[PROBLEM DESCRIPTION]:
Write the listing out again, all of it, word for word.

[DATA BLOCK]:

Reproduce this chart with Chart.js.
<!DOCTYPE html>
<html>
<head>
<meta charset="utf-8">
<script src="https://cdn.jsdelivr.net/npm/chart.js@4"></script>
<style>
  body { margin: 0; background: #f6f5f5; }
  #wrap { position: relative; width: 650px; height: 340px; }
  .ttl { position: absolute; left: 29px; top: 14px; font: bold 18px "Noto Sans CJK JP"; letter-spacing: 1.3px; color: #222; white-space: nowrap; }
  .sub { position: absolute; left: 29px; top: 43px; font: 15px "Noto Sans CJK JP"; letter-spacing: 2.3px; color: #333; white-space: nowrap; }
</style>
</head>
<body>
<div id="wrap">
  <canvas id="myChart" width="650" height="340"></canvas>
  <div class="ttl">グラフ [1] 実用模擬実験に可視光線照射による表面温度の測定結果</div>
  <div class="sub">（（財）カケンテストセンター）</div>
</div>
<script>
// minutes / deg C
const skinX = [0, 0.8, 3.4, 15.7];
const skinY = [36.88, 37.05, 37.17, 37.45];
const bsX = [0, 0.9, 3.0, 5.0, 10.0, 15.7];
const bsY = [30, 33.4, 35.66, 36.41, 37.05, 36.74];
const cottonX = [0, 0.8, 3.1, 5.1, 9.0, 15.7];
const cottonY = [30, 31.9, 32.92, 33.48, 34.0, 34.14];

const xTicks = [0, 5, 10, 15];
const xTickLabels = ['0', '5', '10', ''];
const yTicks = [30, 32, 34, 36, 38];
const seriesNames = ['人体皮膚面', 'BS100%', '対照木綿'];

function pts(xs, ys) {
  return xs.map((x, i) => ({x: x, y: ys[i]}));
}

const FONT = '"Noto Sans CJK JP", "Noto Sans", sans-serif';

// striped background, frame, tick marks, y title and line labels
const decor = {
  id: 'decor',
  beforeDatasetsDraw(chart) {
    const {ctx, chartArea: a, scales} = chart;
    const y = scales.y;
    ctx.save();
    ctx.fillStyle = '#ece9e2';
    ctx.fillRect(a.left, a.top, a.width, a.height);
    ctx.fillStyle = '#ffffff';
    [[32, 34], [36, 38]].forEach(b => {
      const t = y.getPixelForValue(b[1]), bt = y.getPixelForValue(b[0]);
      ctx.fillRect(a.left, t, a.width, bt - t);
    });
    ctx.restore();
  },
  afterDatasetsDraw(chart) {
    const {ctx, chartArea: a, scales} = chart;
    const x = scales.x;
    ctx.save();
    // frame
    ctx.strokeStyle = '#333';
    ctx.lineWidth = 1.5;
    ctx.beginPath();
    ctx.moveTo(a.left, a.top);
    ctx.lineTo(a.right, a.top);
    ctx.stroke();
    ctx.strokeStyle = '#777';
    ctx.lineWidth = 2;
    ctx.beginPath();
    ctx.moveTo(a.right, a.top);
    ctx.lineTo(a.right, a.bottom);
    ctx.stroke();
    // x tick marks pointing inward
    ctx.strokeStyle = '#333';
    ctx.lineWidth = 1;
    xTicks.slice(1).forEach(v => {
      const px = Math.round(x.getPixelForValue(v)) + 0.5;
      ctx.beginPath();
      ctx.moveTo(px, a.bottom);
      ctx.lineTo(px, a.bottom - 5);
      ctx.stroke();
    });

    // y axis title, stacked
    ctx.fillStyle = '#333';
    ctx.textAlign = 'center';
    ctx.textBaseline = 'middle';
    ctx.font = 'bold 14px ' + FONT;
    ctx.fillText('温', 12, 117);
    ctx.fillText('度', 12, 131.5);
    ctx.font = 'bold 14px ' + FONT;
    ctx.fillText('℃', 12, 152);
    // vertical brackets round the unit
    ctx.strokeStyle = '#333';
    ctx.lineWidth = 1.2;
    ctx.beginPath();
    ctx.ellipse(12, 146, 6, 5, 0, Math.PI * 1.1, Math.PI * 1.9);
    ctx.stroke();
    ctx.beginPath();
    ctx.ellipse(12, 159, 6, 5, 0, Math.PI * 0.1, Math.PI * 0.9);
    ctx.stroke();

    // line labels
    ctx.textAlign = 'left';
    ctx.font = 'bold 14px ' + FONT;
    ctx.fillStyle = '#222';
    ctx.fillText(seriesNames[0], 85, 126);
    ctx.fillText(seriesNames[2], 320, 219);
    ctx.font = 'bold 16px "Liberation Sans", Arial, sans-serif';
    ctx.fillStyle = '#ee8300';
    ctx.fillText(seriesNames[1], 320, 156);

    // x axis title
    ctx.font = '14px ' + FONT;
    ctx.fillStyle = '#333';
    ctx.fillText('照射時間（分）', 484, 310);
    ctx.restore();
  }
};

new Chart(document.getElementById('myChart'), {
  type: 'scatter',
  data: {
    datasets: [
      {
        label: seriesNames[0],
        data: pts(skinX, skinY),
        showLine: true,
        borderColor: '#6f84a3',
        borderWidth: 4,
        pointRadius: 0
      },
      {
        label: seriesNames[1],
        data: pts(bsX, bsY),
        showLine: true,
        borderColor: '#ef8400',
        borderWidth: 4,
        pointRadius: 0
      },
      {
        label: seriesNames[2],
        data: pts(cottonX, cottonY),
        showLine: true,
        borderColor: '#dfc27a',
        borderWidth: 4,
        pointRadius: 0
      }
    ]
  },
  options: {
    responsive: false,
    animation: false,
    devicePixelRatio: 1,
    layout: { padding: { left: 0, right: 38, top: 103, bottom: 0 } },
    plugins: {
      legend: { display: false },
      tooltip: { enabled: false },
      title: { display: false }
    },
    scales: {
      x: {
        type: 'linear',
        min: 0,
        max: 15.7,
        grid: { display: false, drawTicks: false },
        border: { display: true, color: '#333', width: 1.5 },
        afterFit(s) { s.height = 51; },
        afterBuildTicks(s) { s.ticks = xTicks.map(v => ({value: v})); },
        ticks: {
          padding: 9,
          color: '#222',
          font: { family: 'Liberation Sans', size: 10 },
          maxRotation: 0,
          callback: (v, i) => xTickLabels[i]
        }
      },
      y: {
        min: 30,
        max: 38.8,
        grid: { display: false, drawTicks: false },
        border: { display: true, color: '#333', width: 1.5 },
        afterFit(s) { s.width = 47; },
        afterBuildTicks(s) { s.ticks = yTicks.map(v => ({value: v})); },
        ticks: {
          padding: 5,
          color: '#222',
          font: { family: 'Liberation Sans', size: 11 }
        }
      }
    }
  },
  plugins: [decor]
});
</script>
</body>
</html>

[REPLY TO THE EXERCISE]:
Reproduce this chart with Chart.js.
<!DOCTYPE html>
<html>
<head>
<meta charset="utf-8">
<script src="https://cdn.jsdelivr.net/npm/chart.js@4"></script>
<style>
  body { margin: 0; background: #f6f5f5; }
  #wrap { position: relative; width: 650px; height: 340px; }
  .ttl { position: absolute; left: 29px; top: 14px; font: bold 18px "Noto Sans CJK JP"; letter-spacing: 1.3px; color: #222; white-space: nowrap; }
  .sub { position: absolute; left: 29px; top: 43px; font: 15px "Noto Sans CJK JP"; letter-spacing: 2.3px; color: #333; white-space: nowrap; }
</style>
</head>
<body>
<div id="wrap">
  <canvas id="myChart" width="650" height="340"></canvas>
  <div class="ttl">グラフ [1] 実用模擬実験に可視光線照射による表面温度の測定結果</div>
  <div class="sub">（（財）カケンテストセンター）</div>
</div>
<script>
// minutes / deg C
const skinX = [0, 0.8, 3.4, 15.7];
const skinY = [36.88, 37.05, 37.17, 37.45];
const bsX = [0, 0.9, 3.0, 5.0, 10.0, 15.7];
const bsY = [30, 33.4, 35.66, 36.41, 37.05, 36.74];
const cottonX = [0, 0.8, 3.1, 5.1, 9.0, 15.7];
const cottonY = [30, 31.9, 32.92, 33.48, 34.0, 34.14];

const xTicks = [0, 5, 10, 15];
const xTickLabels = ['0', '5', '10', ''];
const yTicks = [30, 32, 34, 36, 38];
const seriesNames = ['人体皮膚面', 'BS100%', '対照木綿'];

function pts(xs, ys) {
  return xs.map((x, i) => ({x: x, y: ys[i]}));
}

const FONT = '"Noto Sans CJK JP", "Noto Sans", sans-serif';

// striped background, frame, tick marks, y title and line labels
const decor = {
  id: 'decor',
  beforeDatasetsDraw(chart) {
    const {ctx, chartArea: a, scales} = chart;
    const y = scales.y;
    ctx.save();
    ctx.fillStyle = '#ece9e2';
    ctx.fillRect(a.left, a.top, a.width, a.height);
    ctx.fillStyle = '#ffffff';
    [[32, 34], [36, 38]].forEach(b => {
      const t = y.getPixelForValue(b[1]), bt = y.getPixelForValue(b[0]);
      ctx.fillRect(a.left, t, a.width, bt - t);
    });
    ctx.restore();
  },
  afterDatasetsDraw(chart) {
    const {ctx, chartArea: a, scales} = chart;
    const x = scales.x;
    ctx.save();
    // frame
    ctx.strokeStyle = '#333';
    ctx.lineWidth = 1.5;
    ctx.beginPath();
    ctx.moveTo(a.left, a.top);
    ctx.lineTo(a.right, a.top);
    ctx.stroke();
    ctx.strokeStyle = '#777';
    ctx.lineWidth = 2;
    ctx.beginPath();
    ctx.moveTo(a.right, a.top);
    ctx.lineTo(a.right, a.bottom);
    ctx.stroke();
    // x tick marks pointing inward
    ctx.strokeStyle = '#333';
    ctx.lineWidth = 1;
    xTicks.slice(1).forEach(v => {
      const px = Math.round(x.getPixelForValue(v)) + 0.5;
      ctx.beginPath();
      ctx.moveTo(px, a.bottom);
      ctx.lineTo(px, a.bottom - 5);
      ctx.stroke();
    });

    // y axis title, stacked
    ctx.fillStyle = '#333';
    ctx.textAlign = 'center';
    ctx.textBaseline = 'middle';
    ctx.font = 'bold 14px ' + FONT;
    ctx.fillText('温', 12, 117);
    ctx.fillText('度', 12, 131.5);
    ctx.font = 'bold 14px ' + FONT;
    ctx.fillText('℃', 12, 152);
    // vertical brackets round the unit
    ctx.strokeStyle = '#333';
    ctx.lineWidth = 1.2;
    ctx.beginPath();
    ctx.ellipse(12, 146, 6, 5, 0, Math.PI * 1.1, Math.PI * 1.9);
    ctx.stroke();
    ctx.beginPath();
    ctx.ellipse(12, 159, 6, 5, 0, Math.PI * 0.1, Math.PI * 0.9);
    ctx.stroke();

    // line labels
    ctx.textAlign = 'left';
    ctx.font = 'bold 14px ' + FONT;
    ctx.fillStyle = '#222';
    ctx.fillText(seriesNames[0], 85, 126);
    ctx.fillText(seriesNames[2], 320, 219);
    ctx.font = 'bold 16px "Liberation Sans", Arial, sans-serif';
    ctx.fillStyle = '#ee8300';
    ctx.fillText(seriesNames[1], 320, 156);

    // x axis title
    ctx.font = '14px ' + FONT;
    ctx.fillStyle = '#333';
    ctx.fillText('照射時間（分）', 484, 310);
    ctx.restore();
  }
};

new Chart(document.getElementById('myChart'), {
  type: 'scatter',
  data: {
    datasets: [
      {
        label: seriesNames[0],
        data: pts(skinX, skinY),
        showLine: true,
        borderColor: '#6f84a3',
        borderWidth: 4,
        pointRadius: 0
      },
      {
        label: seriesNames[1],
        data: pts(bsX, bsY),
        showLine: true,
        borderColor: '#ef8400',
        borderWidth: 4,
        pointRadius: 0
      },
      {
        label: seriesNames[2],
        data: pts(cottonX, cottonY),
        showLine: true,
        borderColor: '#dfc27a',
        borderWidth: 4,
        pointRadius: 0
      }
    ]
  },
  options: {
    responsive: false,
    animation: false,
    devicePixelRatio: 1,
    layout: { padding: { left: 0, right: 38, top: 103, bottom: 0 } },
    plugins: {
      legend: { display: false },
      tooltip: { enabled: false },
      title: { display: false }
    },
    scales: {
      x: {
        type: 'linear',
        min: 0,
        max: 15.7,
        grid: { display: false, drawTicks: false },
        border: { display: true, color: '#333', width: 1.5 },
        afterFit(s) { s.height = 51; },
        afterBuildTicks(s) { s.ticks = xTicks.map(v => ({value: v})); },
        ticks: {
          padding: 9,
          color: '#222',
          font: { family: 'Liberation Sans', size: 10 },
          maxRotation: 0,
          callback: (v, i) => xTickLabels[i]
        }
      },
      y: {
        min: 30,
        max: 38.8,
        grid: { display: false, drawTicks: false },
        border: { display: true, color: '#333', width: 1.5 },
        afterFit(s) { s.width = 47; },
        afterBuildTicks(s) { s.ticks = yTicks.map(v => ({value: v})); },
        ticks: {
          padding: 5,
          color: '#222',
          font: { family: 'Liberation Sans', size: 11 }
        }
      }
    }
  },
  plugins: [decor]
});
</script>
</body>
</html>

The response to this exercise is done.